4. Einschränkung der Geschäftsführerhaftung
Soweit die Pflicht zur Stellung eines Insolvenzantrags ausgesetzt ist, gelten Zahlungen, die im ordnungsgemäßen Geschäftsgang erfolgen, insbesondere solche Zahlungen, die der Aufrechterhaltung oder Wiederaufnahme des Geschäftsbetriebs oder der Umsetzung eines Sanierungskonzepts dienen, als mit der Sorgfalt eines ordentlichen und gewissenhaften Geschäftsmanns vereinbar. Nur Zahlungen, die im ordnungsgemäßen Geschäftsgang erfolgen, sind aber dabei haftungsprivilegiert und können durch den späteren Insolvenzverwalter gegen den Geschäftsführer nicht geltend gemacht werden.

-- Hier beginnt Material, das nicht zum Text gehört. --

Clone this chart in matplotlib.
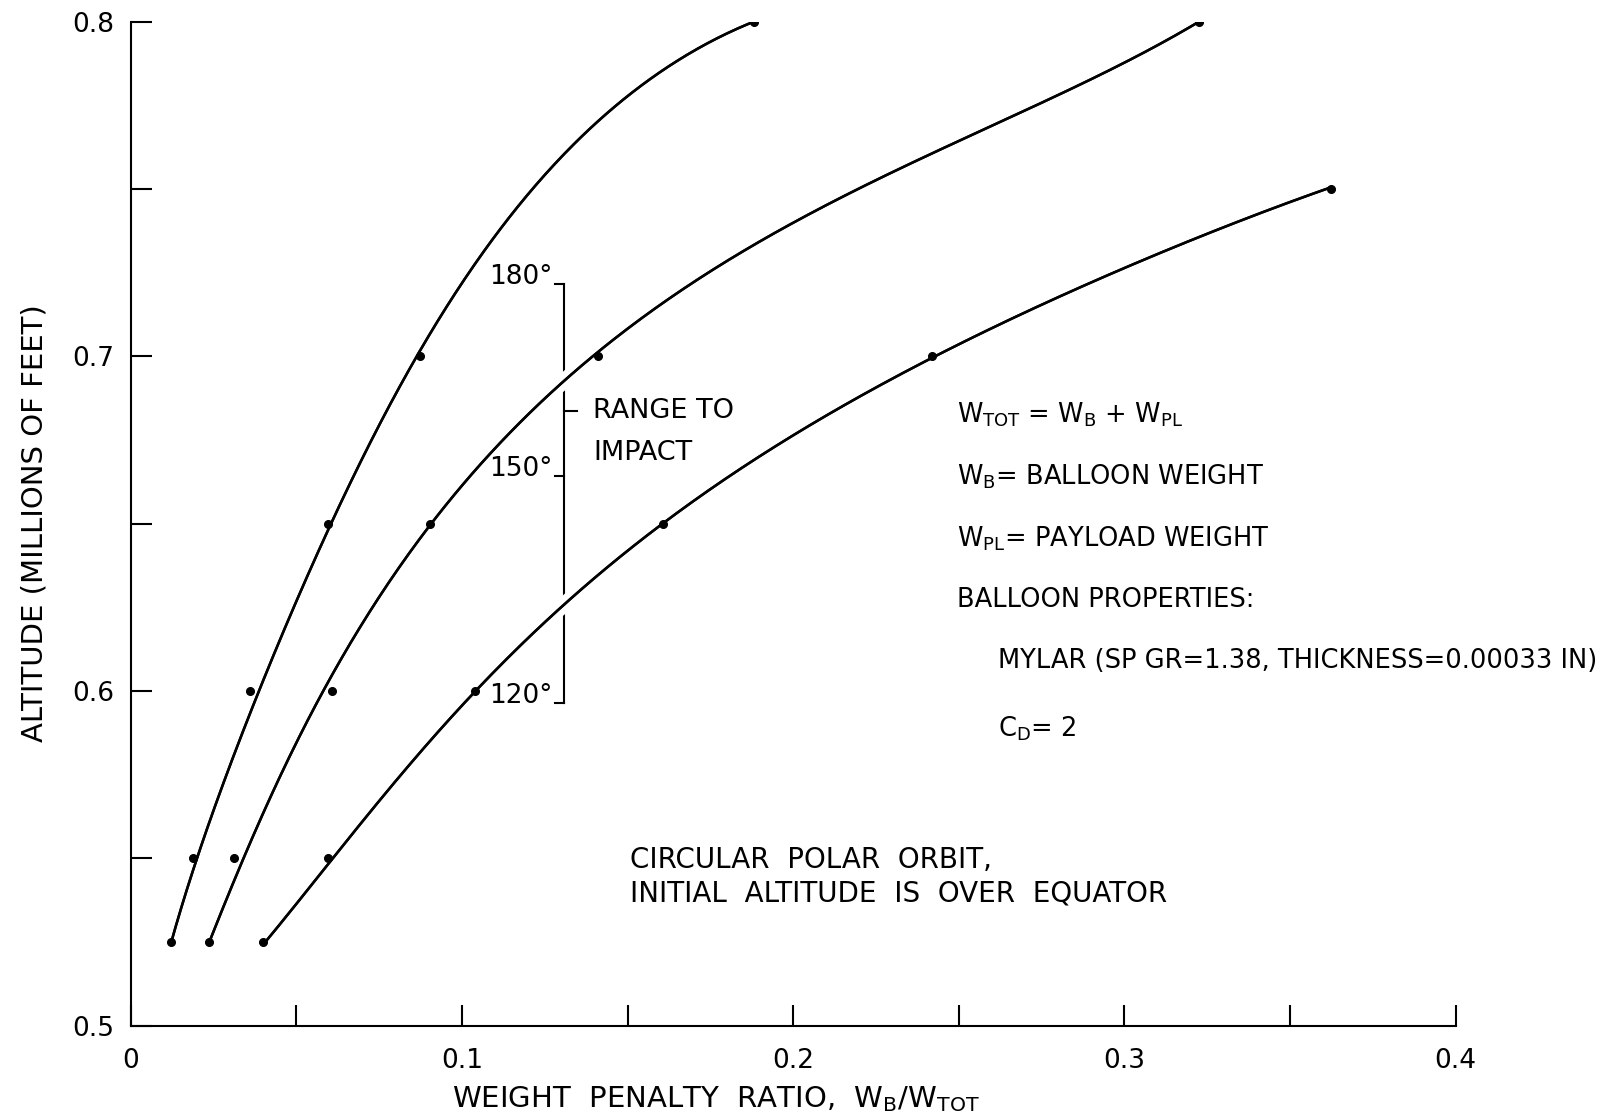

5. Einschränkung der Insolvenzanfechtung
Bei eingetretener Insolvenzreife besteht für Gläubiger und Vertragspartner das erhöhte Risiko, erhaltene Leistungen und Zahlungen in einem späteren Insolvenzverfahren infolge einer Insolvenzanfechtung wieder herausgeben zu müssen. Das kann die Aufrechterhaltung von Geschäftsbeziehungen zum Schuldner gefährden. Das COVInsAG schränkt daher generell die Anfechtung von Rechtshandlungen ein, die dem anderen Teil eine Sicherung oder Befriedigung gewährt oder ermöglicht haben.
6. Aussetzung des Nachrangs bei Gesellschafterdarlehen
Das COVInsAG gibt den Gesellschaftern einen erheblichen Anreiz, sich an der Finanzierung der Gesellschaft zur Überwindung der coronabedingten Krise zu beteiligen. Gesellschafterdarlehen erhalten durch das COVInsAG in der Insolvenz eine deutliche Aufwertung, indem sowohl die Anfechtbarkeit der Rückführung von Neugesellschafterdarlehen und die Nachrangfolge eingeschränkt wird.